The Vermont Progressive Party Calls for Act 73 to be Repealed
Montpelier, Vermont — Today, Governor Phil Scott, during his State of the State address, demanded that Vermont legislators stay the course with Act 73 – an act that would end local control of public education, force school redistricting and closures, and use the foundation formula to fund school districts, while providing no property tax relief.
Act 73 is fundamentally flawed and working Vermonters need property tax relief. But, our state needs to fix the funding mechanism to alleviate the property tax crisis – that is what Vermonters have called for – and not take an ax to our education system. We can’t stand by and watch the exponential increases in health insurance premiums be the driver of ballooning educational expenses while cutting key components of the educational delivery. This methodology will only further erode a system that has been cutting programs, and asking our educators to do more with less resources. We need to bolster our public support of our system to have a thriving public education system in Vermont. Slashing programs and services is not the answer, nor are proposals to close rural schools – which preserve the rural communities that are the essence of Vermont life.

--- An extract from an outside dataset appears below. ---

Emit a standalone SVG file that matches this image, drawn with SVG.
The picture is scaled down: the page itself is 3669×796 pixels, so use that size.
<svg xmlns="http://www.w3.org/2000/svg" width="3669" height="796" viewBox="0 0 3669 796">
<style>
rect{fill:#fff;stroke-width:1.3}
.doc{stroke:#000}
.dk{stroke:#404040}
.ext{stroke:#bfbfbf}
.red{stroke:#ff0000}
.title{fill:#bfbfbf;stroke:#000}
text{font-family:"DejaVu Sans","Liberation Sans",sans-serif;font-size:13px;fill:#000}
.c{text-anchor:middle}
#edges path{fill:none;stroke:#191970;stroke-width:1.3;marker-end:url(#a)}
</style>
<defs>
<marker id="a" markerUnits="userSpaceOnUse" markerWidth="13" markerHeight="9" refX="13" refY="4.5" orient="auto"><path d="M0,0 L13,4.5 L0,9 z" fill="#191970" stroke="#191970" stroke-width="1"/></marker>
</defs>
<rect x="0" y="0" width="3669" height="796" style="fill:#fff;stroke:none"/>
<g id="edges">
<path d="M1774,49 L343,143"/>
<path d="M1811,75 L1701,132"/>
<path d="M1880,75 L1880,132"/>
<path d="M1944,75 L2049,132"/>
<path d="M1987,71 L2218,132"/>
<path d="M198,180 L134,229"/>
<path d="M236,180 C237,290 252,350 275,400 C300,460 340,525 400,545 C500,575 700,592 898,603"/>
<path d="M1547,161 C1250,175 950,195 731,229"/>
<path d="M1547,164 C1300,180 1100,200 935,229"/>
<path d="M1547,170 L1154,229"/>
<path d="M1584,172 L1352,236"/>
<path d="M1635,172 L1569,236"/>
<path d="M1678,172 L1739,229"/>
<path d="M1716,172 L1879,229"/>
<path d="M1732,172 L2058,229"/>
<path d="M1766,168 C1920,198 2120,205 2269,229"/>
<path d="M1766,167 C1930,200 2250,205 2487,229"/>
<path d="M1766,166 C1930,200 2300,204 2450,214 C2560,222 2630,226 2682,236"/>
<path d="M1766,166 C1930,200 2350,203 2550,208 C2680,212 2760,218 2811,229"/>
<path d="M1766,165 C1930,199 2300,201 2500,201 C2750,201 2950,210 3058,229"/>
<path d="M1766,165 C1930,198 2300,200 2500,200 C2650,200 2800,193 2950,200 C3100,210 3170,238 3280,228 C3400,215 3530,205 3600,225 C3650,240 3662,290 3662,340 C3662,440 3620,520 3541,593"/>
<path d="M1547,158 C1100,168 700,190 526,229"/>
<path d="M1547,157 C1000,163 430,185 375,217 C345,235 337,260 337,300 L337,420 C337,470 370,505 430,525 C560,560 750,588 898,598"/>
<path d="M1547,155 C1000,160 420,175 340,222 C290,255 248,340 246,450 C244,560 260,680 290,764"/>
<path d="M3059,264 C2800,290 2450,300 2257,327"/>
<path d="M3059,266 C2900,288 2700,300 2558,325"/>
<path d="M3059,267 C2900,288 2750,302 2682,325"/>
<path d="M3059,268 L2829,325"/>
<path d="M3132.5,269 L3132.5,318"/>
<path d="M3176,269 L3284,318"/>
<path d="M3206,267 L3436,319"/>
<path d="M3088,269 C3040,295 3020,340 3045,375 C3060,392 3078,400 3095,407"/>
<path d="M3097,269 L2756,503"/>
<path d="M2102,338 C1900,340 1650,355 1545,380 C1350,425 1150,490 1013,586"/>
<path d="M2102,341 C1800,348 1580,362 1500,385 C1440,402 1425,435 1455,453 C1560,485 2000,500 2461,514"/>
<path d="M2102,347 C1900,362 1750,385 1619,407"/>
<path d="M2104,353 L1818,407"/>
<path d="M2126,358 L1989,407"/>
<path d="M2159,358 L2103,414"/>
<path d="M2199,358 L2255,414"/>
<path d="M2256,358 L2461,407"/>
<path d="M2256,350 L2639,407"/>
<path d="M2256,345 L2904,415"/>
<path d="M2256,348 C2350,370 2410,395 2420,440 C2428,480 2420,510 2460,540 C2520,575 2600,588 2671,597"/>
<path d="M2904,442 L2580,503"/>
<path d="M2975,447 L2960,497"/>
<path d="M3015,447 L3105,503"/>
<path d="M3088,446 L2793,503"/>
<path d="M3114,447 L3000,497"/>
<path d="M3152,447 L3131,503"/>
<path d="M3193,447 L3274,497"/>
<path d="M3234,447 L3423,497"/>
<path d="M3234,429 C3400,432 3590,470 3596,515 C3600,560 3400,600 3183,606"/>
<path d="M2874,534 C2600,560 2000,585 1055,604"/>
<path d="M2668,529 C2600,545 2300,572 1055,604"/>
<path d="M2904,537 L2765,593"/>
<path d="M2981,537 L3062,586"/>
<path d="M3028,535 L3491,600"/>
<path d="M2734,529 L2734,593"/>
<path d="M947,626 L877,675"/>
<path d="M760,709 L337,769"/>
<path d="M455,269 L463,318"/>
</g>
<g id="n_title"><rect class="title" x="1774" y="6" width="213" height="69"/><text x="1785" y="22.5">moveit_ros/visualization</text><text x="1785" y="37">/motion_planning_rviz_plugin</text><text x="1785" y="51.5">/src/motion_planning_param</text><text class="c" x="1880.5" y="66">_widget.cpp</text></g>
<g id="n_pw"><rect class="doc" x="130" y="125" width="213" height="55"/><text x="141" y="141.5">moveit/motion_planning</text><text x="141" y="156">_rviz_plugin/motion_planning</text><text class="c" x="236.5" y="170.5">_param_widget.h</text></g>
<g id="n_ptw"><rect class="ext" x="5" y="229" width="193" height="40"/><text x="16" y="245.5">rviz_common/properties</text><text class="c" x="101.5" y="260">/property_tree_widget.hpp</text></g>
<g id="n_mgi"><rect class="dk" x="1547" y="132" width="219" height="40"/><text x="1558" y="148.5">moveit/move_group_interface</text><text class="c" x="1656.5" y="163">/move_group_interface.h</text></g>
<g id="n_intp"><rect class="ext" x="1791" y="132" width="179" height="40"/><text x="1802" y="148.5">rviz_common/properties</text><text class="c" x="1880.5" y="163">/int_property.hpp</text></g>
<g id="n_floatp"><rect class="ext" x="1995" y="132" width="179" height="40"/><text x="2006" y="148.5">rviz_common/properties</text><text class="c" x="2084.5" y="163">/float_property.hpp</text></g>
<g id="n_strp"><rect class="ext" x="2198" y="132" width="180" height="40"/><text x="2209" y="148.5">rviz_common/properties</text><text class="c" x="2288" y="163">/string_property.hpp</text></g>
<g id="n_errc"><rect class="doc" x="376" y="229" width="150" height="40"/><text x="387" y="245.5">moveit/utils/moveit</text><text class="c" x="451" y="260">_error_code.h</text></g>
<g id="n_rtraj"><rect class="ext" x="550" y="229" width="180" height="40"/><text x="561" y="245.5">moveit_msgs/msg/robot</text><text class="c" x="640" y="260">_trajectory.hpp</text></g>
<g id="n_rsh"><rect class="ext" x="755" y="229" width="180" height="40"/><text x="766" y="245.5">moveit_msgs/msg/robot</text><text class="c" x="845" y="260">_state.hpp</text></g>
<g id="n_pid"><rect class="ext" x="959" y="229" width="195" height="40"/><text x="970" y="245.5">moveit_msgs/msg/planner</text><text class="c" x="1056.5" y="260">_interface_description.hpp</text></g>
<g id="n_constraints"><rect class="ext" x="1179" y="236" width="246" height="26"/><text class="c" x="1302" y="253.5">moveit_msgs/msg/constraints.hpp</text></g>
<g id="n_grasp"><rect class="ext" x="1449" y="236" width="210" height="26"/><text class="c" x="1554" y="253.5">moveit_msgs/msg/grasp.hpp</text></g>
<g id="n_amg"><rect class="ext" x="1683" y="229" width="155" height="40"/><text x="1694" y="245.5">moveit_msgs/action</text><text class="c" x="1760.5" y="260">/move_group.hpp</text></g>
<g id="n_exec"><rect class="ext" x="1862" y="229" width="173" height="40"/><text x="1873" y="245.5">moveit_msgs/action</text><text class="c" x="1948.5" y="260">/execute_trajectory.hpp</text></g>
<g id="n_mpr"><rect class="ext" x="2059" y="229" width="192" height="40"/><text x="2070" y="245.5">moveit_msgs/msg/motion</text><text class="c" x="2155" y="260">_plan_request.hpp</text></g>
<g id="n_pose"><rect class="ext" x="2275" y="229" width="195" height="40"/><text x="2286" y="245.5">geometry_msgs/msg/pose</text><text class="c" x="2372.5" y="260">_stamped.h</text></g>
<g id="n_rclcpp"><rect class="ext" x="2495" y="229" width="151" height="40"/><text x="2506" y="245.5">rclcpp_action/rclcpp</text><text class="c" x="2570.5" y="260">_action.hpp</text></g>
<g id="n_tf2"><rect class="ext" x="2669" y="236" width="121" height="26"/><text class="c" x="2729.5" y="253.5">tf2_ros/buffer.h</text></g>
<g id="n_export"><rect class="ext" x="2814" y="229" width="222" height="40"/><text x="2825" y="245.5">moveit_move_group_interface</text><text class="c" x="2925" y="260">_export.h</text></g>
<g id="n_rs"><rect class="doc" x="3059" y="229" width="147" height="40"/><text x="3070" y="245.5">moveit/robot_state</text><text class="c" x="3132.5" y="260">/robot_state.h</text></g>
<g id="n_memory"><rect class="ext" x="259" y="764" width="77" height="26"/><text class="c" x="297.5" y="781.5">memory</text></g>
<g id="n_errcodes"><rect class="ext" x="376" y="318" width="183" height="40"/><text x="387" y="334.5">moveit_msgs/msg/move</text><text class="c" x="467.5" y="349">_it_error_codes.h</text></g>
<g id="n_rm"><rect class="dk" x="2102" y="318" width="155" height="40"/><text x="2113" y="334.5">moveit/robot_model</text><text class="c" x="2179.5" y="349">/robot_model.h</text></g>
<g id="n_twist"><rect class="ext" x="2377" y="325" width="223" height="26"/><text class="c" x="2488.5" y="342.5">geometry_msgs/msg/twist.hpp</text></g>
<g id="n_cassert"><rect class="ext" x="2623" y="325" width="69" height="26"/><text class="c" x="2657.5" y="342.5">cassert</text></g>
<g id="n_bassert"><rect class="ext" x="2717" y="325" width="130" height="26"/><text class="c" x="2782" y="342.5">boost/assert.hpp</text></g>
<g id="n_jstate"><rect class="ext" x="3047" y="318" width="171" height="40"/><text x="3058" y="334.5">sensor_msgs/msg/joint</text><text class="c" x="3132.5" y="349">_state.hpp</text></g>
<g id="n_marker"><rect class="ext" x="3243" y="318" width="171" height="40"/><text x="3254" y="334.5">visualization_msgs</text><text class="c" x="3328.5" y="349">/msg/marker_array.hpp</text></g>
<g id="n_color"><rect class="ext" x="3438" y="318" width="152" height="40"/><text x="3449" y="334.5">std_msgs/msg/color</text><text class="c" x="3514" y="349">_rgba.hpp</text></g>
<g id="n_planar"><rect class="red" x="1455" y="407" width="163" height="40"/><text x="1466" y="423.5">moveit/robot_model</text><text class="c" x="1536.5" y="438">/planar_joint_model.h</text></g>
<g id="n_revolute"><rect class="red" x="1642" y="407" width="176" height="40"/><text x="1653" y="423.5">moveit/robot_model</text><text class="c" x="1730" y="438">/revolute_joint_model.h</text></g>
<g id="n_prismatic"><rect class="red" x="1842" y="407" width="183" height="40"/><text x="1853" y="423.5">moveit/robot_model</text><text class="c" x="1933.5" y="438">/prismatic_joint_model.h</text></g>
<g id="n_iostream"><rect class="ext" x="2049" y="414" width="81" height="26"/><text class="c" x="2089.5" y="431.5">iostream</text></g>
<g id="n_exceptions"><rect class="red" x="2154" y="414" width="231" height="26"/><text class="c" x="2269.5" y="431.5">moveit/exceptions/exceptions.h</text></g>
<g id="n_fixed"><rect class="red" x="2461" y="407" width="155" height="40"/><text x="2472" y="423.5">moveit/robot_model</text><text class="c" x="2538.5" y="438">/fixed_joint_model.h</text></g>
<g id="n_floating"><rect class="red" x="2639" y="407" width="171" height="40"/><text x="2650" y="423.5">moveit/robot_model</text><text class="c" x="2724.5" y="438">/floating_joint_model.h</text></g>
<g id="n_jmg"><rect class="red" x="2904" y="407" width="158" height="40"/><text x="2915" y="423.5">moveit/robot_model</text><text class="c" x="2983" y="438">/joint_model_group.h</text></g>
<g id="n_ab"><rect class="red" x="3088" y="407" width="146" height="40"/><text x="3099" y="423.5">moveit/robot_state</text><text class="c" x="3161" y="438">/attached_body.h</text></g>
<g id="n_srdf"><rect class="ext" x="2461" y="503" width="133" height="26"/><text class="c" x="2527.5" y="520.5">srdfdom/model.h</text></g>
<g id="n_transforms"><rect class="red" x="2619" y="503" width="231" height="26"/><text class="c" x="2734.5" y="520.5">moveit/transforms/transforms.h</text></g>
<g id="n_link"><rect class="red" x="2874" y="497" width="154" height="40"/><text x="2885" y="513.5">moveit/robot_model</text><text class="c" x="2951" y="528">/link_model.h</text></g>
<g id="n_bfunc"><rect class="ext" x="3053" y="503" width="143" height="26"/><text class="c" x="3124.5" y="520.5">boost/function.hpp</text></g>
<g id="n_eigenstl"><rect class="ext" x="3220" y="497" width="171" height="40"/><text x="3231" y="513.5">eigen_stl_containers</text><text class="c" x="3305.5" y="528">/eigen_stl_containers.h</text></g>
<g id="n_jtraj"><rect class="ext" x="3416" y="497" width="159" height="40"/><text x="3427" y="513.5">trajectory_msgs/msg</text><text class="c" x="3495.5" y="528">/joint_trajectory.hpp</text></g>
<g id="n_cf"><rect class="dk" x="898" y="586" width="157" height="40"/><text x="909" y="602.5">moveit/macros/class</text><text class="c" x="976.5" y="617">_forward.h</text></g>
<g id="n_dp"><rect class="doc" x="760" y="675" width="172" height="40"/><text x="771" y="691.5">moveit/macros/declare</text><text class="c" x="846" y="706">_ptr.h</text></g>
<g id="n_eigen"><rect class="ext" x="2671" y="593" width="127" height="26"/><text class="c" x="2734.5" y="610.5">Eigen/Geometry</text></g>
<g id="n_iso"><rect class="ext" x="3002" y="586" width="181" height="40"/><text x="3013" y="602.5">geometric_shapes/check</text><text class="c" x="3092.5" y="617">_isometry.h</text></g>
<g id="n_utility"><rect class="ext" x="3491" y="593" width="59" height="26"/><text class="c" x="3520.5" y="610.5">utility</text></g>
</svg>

The Vermont Progressive Party demands that state legislators take up the evidence-based recommendations of the School Redistricting Task Force, including consolidated regional services, strategic voluntary mergers, regional public high schools, the voluntary closure of small schools, as well as moving towards an income-based system of education funding that can provide real tax relief for working Vermonters.
Governor Phil Scott: we demand that Vermont fix education funding and leave our schools alone.